Ribbon diagrams of three HIV gp120 V3 loops complexed with different anti-V3 mAbs, as viewed from the front (top) and side (bottom). Thus, V3 loops are shown in the context of (a) mAb 2219, (b) mAb 447-52D, and (c) mAb F425-B4e8. Loops a and b are from HIV-1 strain MN, whereas c is from strain RP142. Each 3D structure is colored from N-terminal to C-terminal in a blue to red gradient.
FIG. 2.
FIG. 2.
(a) Plot of the occurrence of the tetrameric motif in the V3 loop crown sequence (at the ß-turn location) in a representative sample of all known V3 loops. Of the recorded motifs occurring in the turn sequence 94% have already been identified in the literature as sequences that strongly predict a ß-turn or ß-hairpin conformation. Of the remaining 6%, 5% are sequences that moderately predict a ß-turn and none is a strongly α-helical sequence. (b) Design and testing of a V3 loop with an α-helical crown (designated S2, bottom panel).
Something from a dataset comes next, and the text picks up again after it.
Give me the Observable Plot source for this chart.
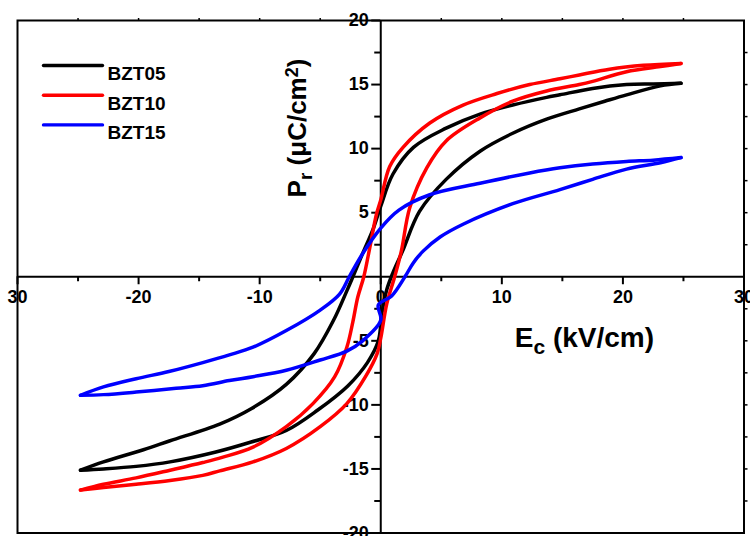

The ribbon structure shown below each sequence is the ab initio folding of the red or green colored portion of the sequence, a technique previously shown to predict the structural preferences of the V3 loop crown accurately enough to recapitulate crystallographic V3 loop conformations. The upper sequence shown in green is the wild-type Hxbc2 V3 crown sequence (HXB2WT). The lower sequence differs only in the amino acids shown in red, which are designed to fold ab initio an α-helical V3 loop sequence (HX S2). (c) Infectivity of HXB2 wild-type (HXB2 WT) and V3 loop engineered HXB2 chimeric pseudotyped (HX S2) viruses. The result shows mean luciferase activity (y-axis) resulting from productive infection of cells with virus ± SD from triplicate wells. The α-helical V3 crown construct HX S2 shows no activity and thus is not infective, whereas HXB2WT shows the full luciferase activity typical of productive infection of cells by virus.
FIG. 3.
FIG. 3.
Average sequence variability of V3 loop positions mapped onto the 3D structure of the 2219 mAb-bound conformation of the crown of the V3 loop of clade B strain RP322 consisting of residues 8–23 of the V3 loop 8KRKRIHIGPGRAFYTT. The V3 loop crown region is divided into four different zones: the left-most division (orange) contains the base of the V3 crown (8KRK and 23T). The upper middle division (red) contains the residues pointing their side chains into the hydrophilic face of the amphipathic ß-hairpin (11R, 13H, 19A and 22T). The lower middle division (blue) contains residues that point their side chains into the hydrophobic face of the amphipathic ß-hairpin (12I, 14I, 20F and 21Y). The division on the right (green) contains the conserved ß-turn (15GPGR). The average sequence variability score, calculated as noted in Materials and Methods, is noted in each region.